Williams designed a children’s menu at Rustic and used local children in the art, Sullivan said. Those kids, adults now, still come back today to see if there are copies left of that menu.
Sullivan’s cherished memory is from the year she was surprisingly delegated to make the area Girl Scouts float for Duluth’s Christmas City of the North parade. She said when Williams heard, he quickly designed a gingerbread house float with giant lollipops and candy canes. Like the Two Harbors downtown, he kept expenses in mind, Sullivan said. “He did it in one day, I think, while having coffee,” she said. The float won an award in the parade that year.
Finding a place
The couple yearned for a place on “the lake” after growing up on lakes as children. Bob was from Leech Lake and Kathy from White Bear. They would come up the shore and look for property and visited friends in the Encampment area. In 1971 they found a good spot, 30 acres to split with some other investors. They converted a barn into a cabin, “cute” Kathy said, incredibly “clever and neat,” Beth Sullivan said.

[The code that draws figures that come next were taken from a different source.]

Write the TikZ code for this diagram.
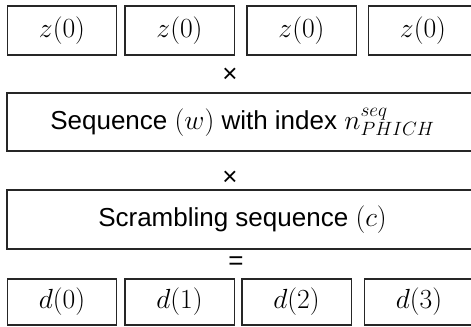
\documentclass[tikz,border=0pt]{standalone}
\usepackage{fontspec}
\setmainfont{Liberation Sans}
\begin{document}
\begin{tikzpicture}[x=0.75pt,y=-0.75pt,
  box/.style={draw=black!85, line width=1pt, inner sep=0pt, outer sep=0pt},
  small/.style={box, minimum width=82pt, minimum height=36.75pt},
  wide/.style={box, minimum width=353.25pt},
  sym/.style={inner sep=0pt},
  font=\fontsize{19.5}{23}\selectfont]
\useasboundingbox (0,0) rectangle (471,327);
% top row
\node[small] (z1) at (62,30.5) {$z(0)$};
\node[small] (z2) at (179.5,30.5) {$z(0)$};
\node[small] (z3) at (301.5,30.5) {$z(0)$};
\node[small] (z4) at (423,30.5) {$z(0)$};
\node[sym] (m1) at (230,75) {×};
% sequence
\node[wide, minimum height=43.5pt] (seq) at (242.5,122) {Sequence $(w)$ with index $n^{seq}_{PHICH}$};
\node[sym] (m2) at (230,178) {×};
% scrambling
\node[wide, minimum height=44.25pt] (scr) at (242.5,219.5) {Scrambling sequence $(c)$};
\node[sym] (eq) at (236,263) {=};
% bottom row
\node[small, minimum height=34.5pt] (d0) at (62,302) {$d(0)$};
\node[small, minimum height=34.5pt] (d1) at (179.5,302) {$d(1)$};
\node[small, minimum height=34.5pt] (d2) at (296.5,302) {$d(2)$};
\node[small, minimum height=34.5pt] (d3) at (419,302) {$d(3)$};
\end{tikzpicture}
\end{document}
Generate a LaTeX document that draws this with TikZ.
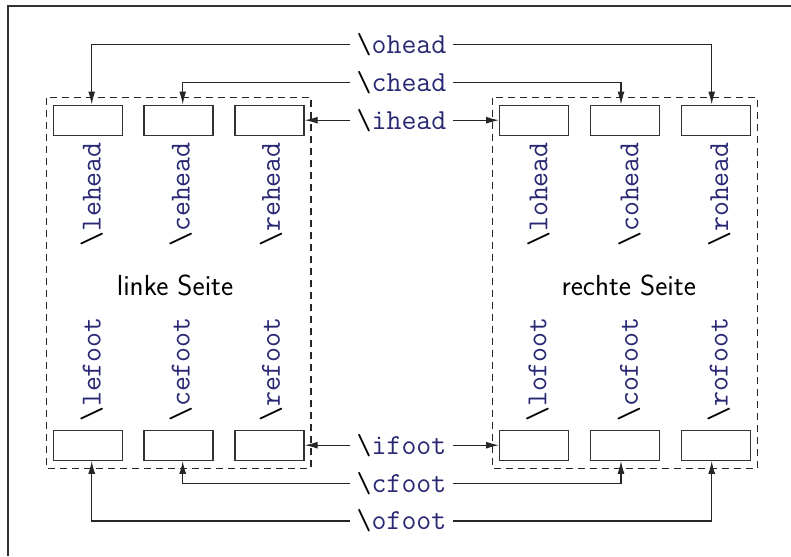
\documentclass[tikz,border=0pt]{standalone}
\usetikzlibrary{arrows.meta}
\definecolor{kblue}{RGB}{40,40,115}
\newcommand\kcmd[1]{\textcolor{black}{\textbackslash}\textcolor{kblue}{#1}}
\begin{document}
\begin{tikzpicture}[x=1pt,y=-1pt,
  slot/.style={draw=black!80, line width=1.3pt, minimum width=69pt, minimum height=30pt, inner sep=0pt},
  cmdtext/.style={font=\fontsize{29}{34}\selectfont\ttfamily, inner xsep=6.5pt, inner ysep=2pt},
  rottext/.style={font=\fontsize{29}{34}\selectfont\ttfamily, rotate=90, inner sep=0pt},
  sidetext/.style={font=\fontsize{29}{34}\selectfont\sffamily},
  pagebox/.style={draw=black!85, dash pattern=on 7pt off 5pt, line width=1.2pt},
  arr/.style={-{Latex[length=13pt,width=7pt]}, line width=1.2pt, draw=black!85}
]
\useasboundingbox (0,0) rectangle (791,556);
\draw[line width=1.4pt, black!80] (8,556) -- (8,6) -- (791,6);

% page frames
\draw[pagebox] (46.7,97.7) rectangle (311,468.3);
\draw[pagebox] (492.7,97.7) rectangle (757.3,468.3);

% header slots
\node[slot] (LH1) at (87.8,120.2) {};
\node[slot] (LH2) at (178.5,120.2) {};
\node[slot] (LH3) at (269.5,120.2) {};
\node[slot] (RH1) at (534.2,120.2) {};
\node[slot] (RH2) at (624.8,120.2) {};
\node[slot] (RH3) at (715.7,120.2) {};
% footer slots
\node[slot] (LF1) at (87.8,445.2) {};
\node[slot] (LF2) at (178.5,445.2) {};
\node[slot] (LF3) at (269.5,445.2) {};
\node[slot] (RF1) at (534.2,445.2) {};
\node[slot] (RF2) at (624.8,445.2) {};
\node[slot] (RF3) at (715.7,445.2) {};

% rotated labels
\node[rottext, anchor=east] (lLH1) at (91.8,142) {\kcmd{lehead}};
\node[rottext, anchor=east] (lLH2) at (180.8,142) {\kcmd{cehead}};
\node[rottext, anchor=east] (lLH3) at (271.1,142) {\kcmd{rehead}};
\node[rottext, anchor=east] (lRH1) at (538.4,142) {\kcmd{lohead}};
\node[rottext, anchor=east] (lRH2) at (629.5,142) {\kcmd{cohead}};
\node[rottext, anchor=east] (lRH3) at (719.2,142) {\kcmd{rohead}};
\node[rottext, anchor=west] (lLF1) at (91.8,422) {\kcmd{lefoot}};
\node[rottext, anchor=west] (lLF2) at (180.8,422) {\kcmd{cefoot}};
\node[rottext, anchor=west] (lLF3) at (271.1,422) {\kcmd{refoot}};
\node[rottext, anchor=west] (lRF1) at (537.5,422) {\kcmd{lofoot}};
\node[rottext, anchor=west] (lRF2) at (629.0,422) {\kcmd{cofoot}};
\node[rottext, anchor=west] (lRF3) at (718.8,422) {\kcmd{rofoot}};

% page names
\node[sidetext] (lpage) at (175,285) {linke Seite};
\node[sidetext] (rpage) at (628.7,285) {rechte Seite};

% command texts
\node[cmdtext] (oh) at (401.5,44.3) {\kcmd{ohead}};
\node[cmdtext] (ch) at (401.5,82.3) {\kcmd{chead}};
\node[cmdtext] (ih) at (401.5,120.2) {\kcmd{ihead}};
\node[cmdtext] (if) at (401.5,445.2) {\kcmd{ifoot}};
\node[cmdtext] (cf) at (401.5,483.3) {\kcmd{cfoot}};
\node[cmdtext] (of) at (401.5,521) {\kcmd{ofoot}};

% connectors
\draw[arr] (oh.west) -| ([xshift=3.9pt]LH1.north);
\draw[arr] (oh.east) -| ([xshift=-4pt]RH3.north);
\draw[arr] (ch.west) -| ([xshift=4.2pt]LH2.north);
\draw[arr] (ch.east) -| ([xshift=-3.8pt]RH2.north);
\draw[arr] (ih.west) -- (ih.west -| LH3.east);
\draw[arr] (ih.east) -- (ih.east -| RH1.west);
\draw[arr] (if.west) -- (if.west -| LF3.east);
\draw[arr] (if.east) -- (if.east -| RF1.west);
\draw[arr] (cf.west) -| ([xshift=4.2pt]LF2.south);
\draw[arr] (cf.east) -| ([xshift=-3.8pt]RF2.south);
\draw[arr] (of.west) -| ([xshift=3.9pt]LF1.south);
\draw[arr] (of.east) -| ([xshift=-4pt]RF3.south);
\end{tikzpicture}
\end{document}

Sullivan said Bob and Kathy were good neighbors, always watching out and visiting, especially the older folks. “They were a talented couple and a conscientious couple,” she said.
Bob’s fondness for the area was brought up at his service Monday. “He couldn’t wait to get out of the Twin Cities,” his daughter Laurie said. She said the service was uplifting and even “fun” with talk of “all the things he loved.”
She said he was driven to make Two Harbors an attraction like the Brainerd lakes area was at the time. She said tourism on the North Shore wasn’t what it is today. “He wanted Two Harbors to promote itself, and now it’s a wonderful destination,” she said.
And he did most of his creative part in the local cafes, Kathy said with a laugh at the fond memories. “He did most of it on the back of placemats.”